----- DATASET RECORDS -----

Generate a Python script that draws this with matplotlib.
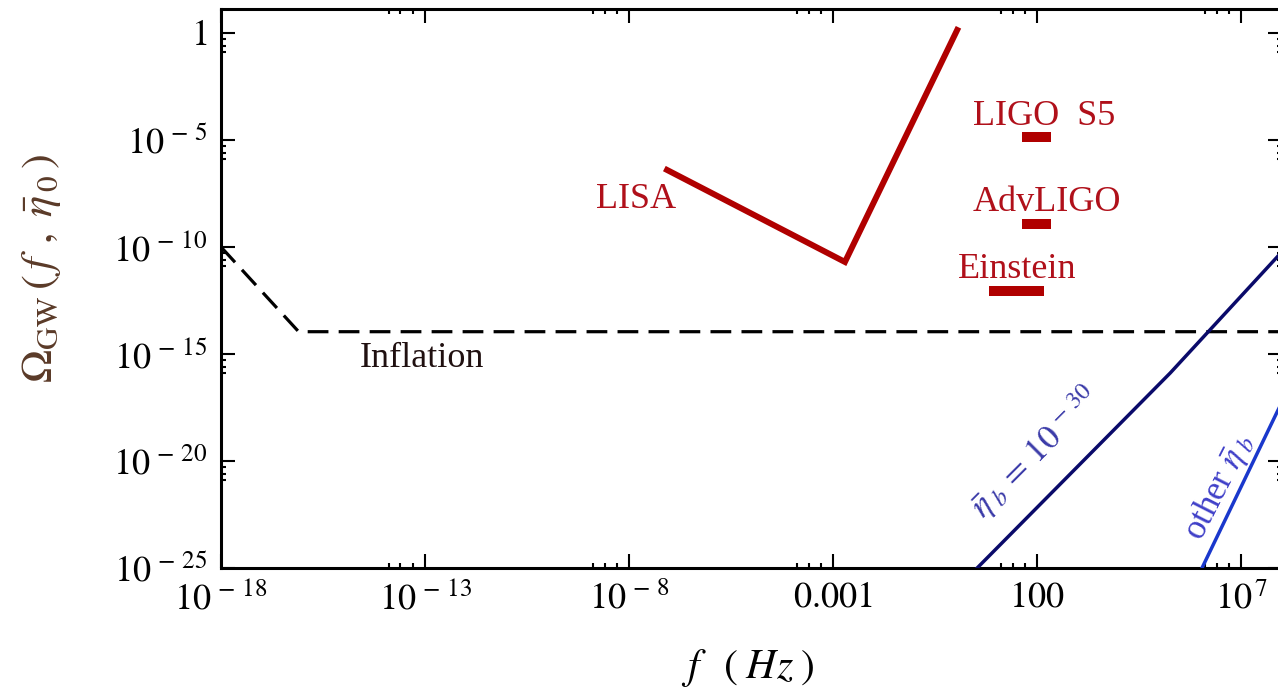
import matplotlib
matplotlib.use("Agg")
import matplotlib.pyplot as plt
import numpy as np

# ---------------- data ----------------
inflation_f = [1e-18, 8e-17, 1e8]
inflation_omega = [1e-10, 1.1e-14, 1.1e-14]

lisa_f = [10**-7.07, 10**-2.71, 10**0.04]
lisa_omega = [10**-6.40, 10**-10.70, 10**0.14]

ligo_s5_f = [43, 220]
ligo_s5_omega = [1.4e-5, 1.4e-5]

advligo_f = [43, 220]
advligo_omega = [1.2e-9, 1.2e-9]

einstein_f = [6.6, 148]
einstein_omega = [8.7e-13, 8.7e-13]

eta30_f = [10**0.53, 10**5.26, 10**7.88, 10**8.3]
eta30_omega = [1e-25, 10**-15.89, 10**-10.47, 10**-9.6]

other_f = [10**6.04, 10**7.88, 10**8.3]
other_omega = [1e-25, 10**-17.71, 10**-16.1]

xtick_vals = [1e-18, 1e-13, 1e-8, 1e-3, 1e2, 1e7]
xtick_labels = [r'$10^{\,-\,18}$', r'$10^{\,-\,13}$', r'$10^{\,-\,8}$', r'$0.001$', r'$100$', r'$10^{\,7}$']
ytick_vals = [1e-25, 1e-20, 1e-15, 1e-10, 1e-5, 1]
ytick_labels = [r'$10^{\,-\,25}$', r'$10^{\,-\,20}$', r'$10^{\,-\,15}$', r'$10^{\,-\,10}$', r'$10^{\,-\,5}$', r'$1$']

# ---------------- style ----------------
plt.rcParams['font.family'] = ['Liberation Serif', 'DejaVu Serif']
plt.rcParams['mathtext.fontset'] = 'stix'

W, H = 1278, 688
fig = plt.figure(figsize=(W / 100, H / 100), dpi=100)
L, R, T, B = 221, 1282, 9, 568
ax = fig.add_axes([L / W, 1 - B / H, (R - L) / W, (B - T) / H])
ax.set_xscale('log')
ax.set_yscale('log')
ax.set_xlim(1e-18, 1e8)
ax.set_ylim(1e-25, 10**1.12)

red = '#b00000'
navy = '#0a0a6a'
blue = '#1a38cc'

ax.plot(inflation_f, inflation_omega, color='black', lw=2.3, dashes=(6.5, 3.2), zorder=2)
ax.plot(lisa_f, lisa_omega, color=red, lw=4.3, solid_joinstyle='miter', zorder=3)
for fx, om in [(ligo_s5_f, ligo_s5_omega), (advligo_f, advligo_omega), (einstein_f, einstein_omega)]:
    ax.plot(fx, om, color=red, lw=7.2, solid_capstyle='butt', zorder=3)
ax.plot(eta30_f, eta30_omega, color=navy, lw=2.5, zorder=4)
ax.plot(other_f, other_omega, color=blue, lw=2.5, zorder=4)

txt_red = '#b0101a'
fs = 26
ax.text(10**-7.83, 10**-7.76, 'LISA', color=txt_red, fontsize=fs, ha='center', va='center')
ax.text(10**2.17, 10**-3.88, 'LIGO  S5', color=txt_red, fontsize=fs, ha='center', va='center')
ax.text(10**2.25, 10**-7.90, 'AdvLIGO', color=txt_red, fontsize=fs, ha='center', va='center')
ax.text(10**1.51, 10**-11.07, 'Einstein', color=txt_red, fontsize=fs, ha='center', va='center')
ax.text(10**-13.07, 10**-15.23, 'Inflation', color='#201010', fontsize=fs, ha='center', va='center')
ax.text(10**1.95, 10**-19.58, r'$\bar{\eta}_{\;b}\,=\,10^{\,-\,30}$', color='#3a3aa8', fontsize=25,
        ha='center', va='center', rotation=45, rotation_mode='anchor')
ax.text(10**6.45, 10**-21.2, r'other $\bar{\eta}_{\;b}$', color='#3f3fc8', fontsize=25,
        ha='center', va='center', rotation=63, rotation_mode='anchor')

# ticks
ax.set_xticks(xtick_vals)
ax.set_xticklabels(xtick_labels)
ax.set_yticks(ytick_vals)
ax.set_yticklabels(ytick_labels)
minor_fac = [0.5, 0.25, 0.13]
ax.set_xticks([v * m for v in xtick_vals for m in minor_fac if v * m > 1e-18], minor=True)
ax.set_yticks([v * m for v in ytick_vals for m in minor_fac if v * m > 1e-25], minor=True)
ax.xaxis.set_minor_formatter(matplotlib.ticker.NullFormatter())
ax.yaxis.set_minor_formatter(matplotlib.ticker.NullFormatter())
ax.tick_params(which='major', direction='in', length=10, width=1.5, labelsize=26,
               top=True, right=True, pad=10)
ax.tick_params(which='minor', direction='in', length=3.5, width=1.5, top=True, right=True)
for s in ax.spines.values():
    s.set_linewidth(2.2)

fig.text(748 / W, 1 - 668 / H, r'$f\;\;\;(\;Hz\;)$', fontsize=30, ha='center', va='center')
fig.text(42 / W, 1 - 268 / H, r'$\Omega_{\rm GW}\,(\,f\;\,,\;\bar{\eta}_{\,0}\,)$', fontsize=32,
         ha='center', va='center', rotation=90, color='#5a3a28')

fig.savefig('out.png', dpi=100)
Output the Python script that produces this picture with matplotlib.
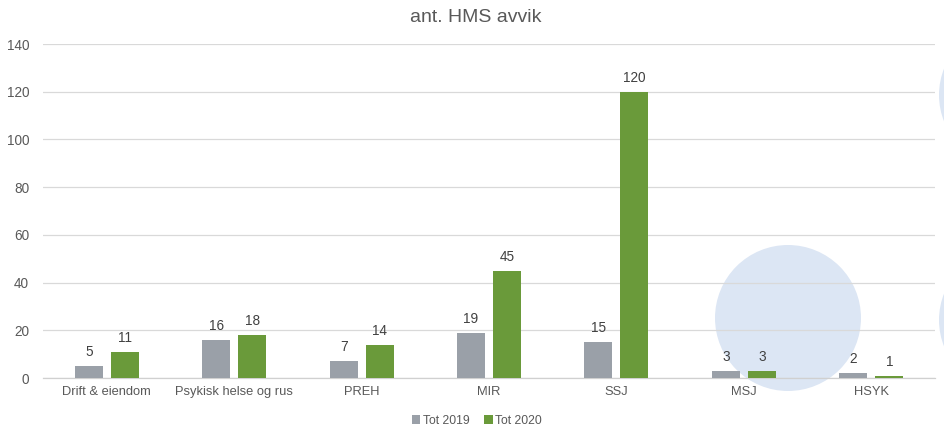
import matplotlib
matplotlib.use("Agg")
import matplotlib.pyplot as plt
from matplotlib.patches import Ellipse, Patch
import numpy as np

plt.rcParams['font.family'] = ['Liberation Sans', 'DejaVu Sans']

categories = ["Drift & eiendom", "Psykisk helse og rus", "PREH", "MIR", "SSJ", "MSJ", "HSYK"]
tot_2019 = [5, 16, 7, 19, 15, 3, 2]
tot_2020 = [11, 18, 14, 45, 120, 3, 1]
series_names = ["Tot 2019", "Tot 2020"]
yticks = [0, 20, 40, 60, 80, 100, 120, 140]

c19 = "#9aa0a8"
c20 = "#6a9a3a"
txt = "#595959"

W, H = 945, 430
fig = plt.figure(figsize=(W / 100, H / 100), dpi=100)
fig.patch.set_facecolor("white")

# decorative background circles (figure pixel coords)
circ_color = "#dce6f4"
for (cx, cy, r) in [(788, 318, 73), (1011, 95, 72), (1011, 320, 72)]:
    fig.patches.append(Ellipse((cx / W, 1 - cy / H), 2 * r / W, 2 * r / H,
                               transform=fig.transFigure,
                               facecolor=circ_color, edgecolor="none", zorder=0))

ax = fig.add_axes([43 / W, 1 - 378 / H, (935 - 43) / W, (378 - 44) / H])
ax.set_facecolor("none")
ax.set_zorder(1)

x = np.arange(len(categories))
off = 0.141
bw = 0.22
b1 = ax.bar(x - off, tot_2019, bw, color=c19, zorder=3, label=series_names[0])
b2 = ax.bar(x + off, tot_2020, bw, color=c20, zorder=3, label=series_names[1])

for bars, vals in [(b1, tot_2019), (b2, tot_2020)]:
    for rect, v in zip(bars, vals):
        ax.annotate(str(v), (rect.get_x() + rect.get_width() / 2, v),
                    xytext=(0, 5), textcoords="offset points",
                    ha="center", va="bottom", fontsize=9.8, color="#404040")

ax.set_xlim(-0.5, len(categories) - 0.5)
ax.set_ylim(0, 140)
ax.set_yticks(yticks)
ax.set_xticks(x)
ax.set_xticklabels(categories, fontsize=9.3)
ax.tick_params(axis="both", length=0, colors=txt)
ax.tick_params(axis="y", labelsize=9.8, pad=10)
ax.tick_params(axis="x", pad=6)
ax.yaxis.grid(True, color="#d9d9d9", linewidth=0.9, zorder=0)
for s in ["top", "right", "left"]:
    ax.spines[s].set_visible(False)
ax.spines["bottom"].set_color("#d0d0d0")
ax.spines["bottom"].set_linewidth(0.9)

fig.text(476 / W, 1 - 18 / H, "ant. HMS avvik", ha="center", va="center",
         fontsize=14, color=txt)

handles = [Patch(facecolor=c19), Patch(facecolor=c20)]
fig.legend(handles, series_names, loc="center", bbox_to_anchor=(477 / W, 1 - 421 / H),
           ncol=2, frameon=False, fontsize=8.8, handlelength=0.7, handleheight=0.7,
           handletextpad=0.2, columnspacing=1.2, labelcolor=txt)

fig.savefig("out.png", dpi=100, facecolor="white")
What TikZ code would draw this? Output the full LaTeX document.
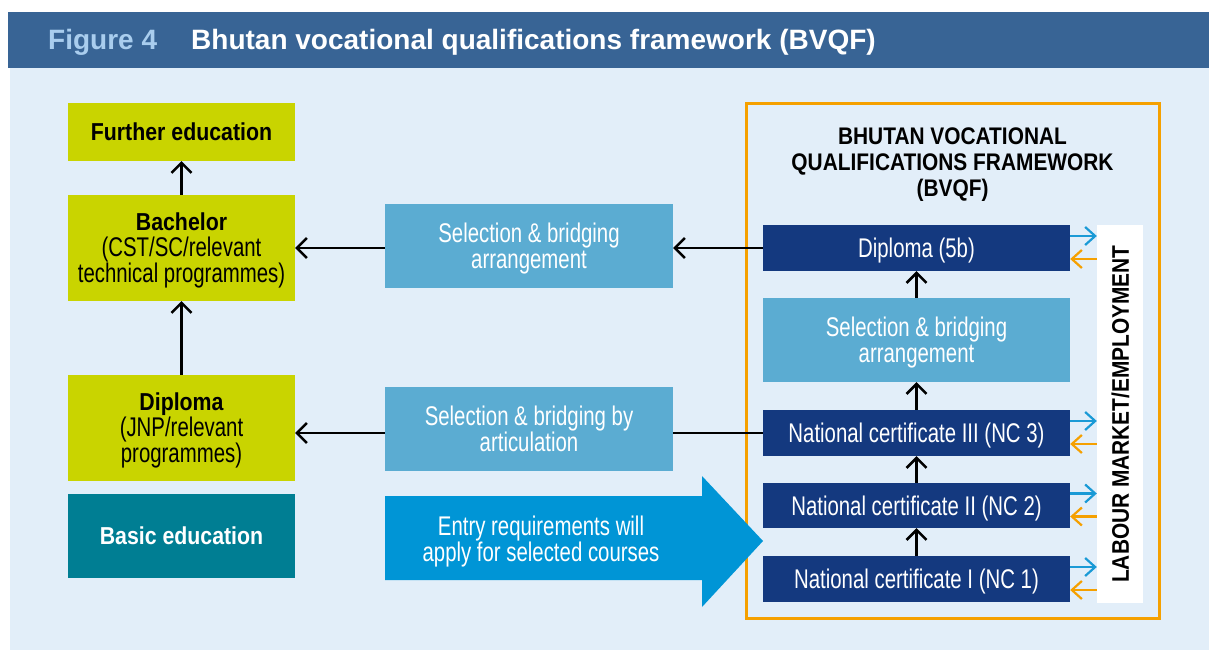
\documentclass[tikz,border=0pt]{standalone}
\usepackage{fontspec}
\setmainfont{Liberation Sans}[FakeStretch=0.755]
\newfontfamily\bdc{Liberation Sans}[FakeStretch=0.87]
\newfontfamily\hdr{Liberation Sans}
\usetikzlibrary{arrows.meta}
\definecolor{hdrblue}{HTML}{386495}
\definecolor{figblue}{HTML}{A9CDEE}
\definecolor{bgblue}{HTML}{E2EEF9}
\definecolor{ygreen}{HTML}{C9D400}
\definecolor{teal}{HTML}{007E93}
\definecolor{lblue}{HTML}{5BACD2}
\definecolor{navy}{HTML}{14397F}
\definecolor{bigblue}{HTML}{0095D6}
\definecolor{orng}{HTML}{F5A000}
\definecolor{sblue}{HTML}{1A9AD6}
\tikzset{
  rgtext/.style={font=\fontsize{27}{26}\selectfont},
  bx/.style={inner sep=0pt, align=center, rgtext},
  ybox/.style={bx, fill=ygreen, text=black, minimum width=227pt},
  tbox/.style={bx, fill=teal, text=white, minimum width=227pt},
  lbox/.style={bx, fill=lblue, text=white, minimum width=288pt, minimum height=84pt},
  nbox/.style={bx, fill=navy, text=white, minimum width=307pt, minimum height=46pt},
  rone/.style={text height=19.3pt, text depth=0pt},
  rtwo/.style={text height=45.3pt, text depth=0pt},
  bone/.style={text height=17.5pt, text depth=0pt},
  bthree/.style={text height=69.5pt, text depth=0pt},
  conn/.style={draw=black, line width=2.5pt, -{Straight Barb[length=10pt,width=20pt,line width=2.5pt]}},
  plainconn/.style={draw=black, line width=2.5pt},
  outarr/.style={draw=sblue, line width=2.2pt, -{Straight Barb[length=10pt,width=18pt,line width=2.2pt]}},
  inarr/.style={draw=orng, line width=2.2pt, -{Straight Barb[length=10pt,width=18pt,line width=2.2pt]}},
}
\newcommand{\bdtext}{\bdc\bfseries\fontsize{24.5}{26}\selectfont}
\begin{document}
\begin{tikzpicture}[x=1pt,y=-1pt]
\useasboundingbox (0,0) rectangle (1209,650);
% background
\fill[white] (0,0) rectangle (1209,650);
\fill[bgblue] (10,68) rectangle (1209,650);
\fill[hdrblue] (8,12) rectangle (1209,68);
\node[anchor=base west, inner sep=0pt, text=figblue, font=\hdr\bfseries\fontsize{28}{30}\selectfont] (fig) at (48,50) {Figure 4};
\node[anchor=base west, inner sep=0pt, text=white, font=\hdr\bfseries\fontsize{28}{30}\selectfont] (ttl) at (191,50) {Bhutan vocational qualifications framework (BVQF)};

% left column
\node[ybox, bone, minimum height=58pt] (further) at (181.5,132) {{\bdtext Further education}};
\node[ybox, bthree, minimum height=106pt] (bach) at (181.5,248) {{\bdtext Bachelor}\\(CST/SC/relevant\\technical programmes)};
\node[ybox, bthree, minimum height=106pt] (dipl) at (181.5,428) {{\bdtext Diploma}\\(JNP/relevant\\programmes)};
\node[tbox, bone, minimum height=84pt] (basic) at (181.5,536) {{\bdtext Basic education}};

% middle
\node[lbox, rtwo] (sel1) at (529,246) {Selection \& bridging\\arrangement};
\node[lbox, rtwo] (sel2) at (529,429) {Selection \& bridging by\\articulation};

% frame
\draw[orng, line width=3pt] (746,104) rectangle (1159,618);
\node[inner sep=0pt, align=center, text=black, text height=69.2pt, text depth=0pt, font=\bdc\bfseries\fontsize{24}{26}\selectfont] (bvqf) at (952.5,162) {BHUTAN VOCATIONAL\\QUALIFICATIONS FRAMEWORK\\(BVQF)};

\node[nbox, rone] (dip5b) at (916.5,248) {Diploma (5b)};
\node[lbox, rtwo, minimum width=307pt] (sel3) at (916.5,340) {Selection \& bridging\\arrangement};
\node[nbox, rone] (nc3) at (916.5,433) {National certificate III (NC 3)};
\node[nbox, rone, minimum height=45pt] (nc2) at (916.5,505.5) {National certificate II (NC 2)};
\node[nbox, rone] (nc1) at (916.5,579) {National certificate I (NC 1)};

% labour bar
\node[fill=white, minimum width=46pt, minimum height=378pt, inner sep=0pt] (lab) at (1120,414) {};
\node[rotate=90, inner sep=0pt, text height=17.5pt, text depth=0pt, text=black, font=\bdc\bfseries\fontsize{24}{26}\selectfont] (labt) at (lab.center) {LABOUR MARKET/EMPLOYMENT};

% big arrow
\fill[bigblue] (385,496) -- (702,496) -- (702,476) -- (763,541) -- (702,607) -- (702,580) -- (385,580) -- cycle;
\node[align=center, text=white, inner sep=0pt, rgtext, rtwo] (entry) at (541,539) {Entry requirements will\\apply for selected courses};

% connectors left
\draw[conn] (bach.north) -- (further.south);
\draw[conn] (dipl.north) -- (bach.south);
\draw[conn] (sel1.west |- dip5b.west) -- (bach.east |- dip5b.west);
\draw[conn] (dip5b.west) -- (sel1.east |- dip5b.west);
\draw[conn] (sel2.west |- nc3.west) -- (dipl.east |- nc3.west);
\draw[plainconn] (nc3.west) -- (sel2.east |- nc3.west);

% column connectors
\draw[conn] (nc1.north) -- (nc2.south);
\draw[conn] (nc2.north) -- (nc3.south);
\draw[conn] (nc3.north) -- (sel3.south);
\draw[conn] (sel3.north) -- (dip5b.south);

% labour market arrows
\foreach \b in {dip5b,nc3,nc2,nc1}{
  \draw[outarr] ([yshift=12pt]\b.east) -- ([yshift=12pt]\b.east -| lab.west);
  \draw[inarr] ([yshift=-11pt]\b.east -| lab.west) -- ([yshift=-11pt]\b.east);
}
\end{tikzpicture}
\end{document}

-----

JOB: Tally up the lines in the records that contain the word "with" and give only the total.

COMPLETE ANSWER: 2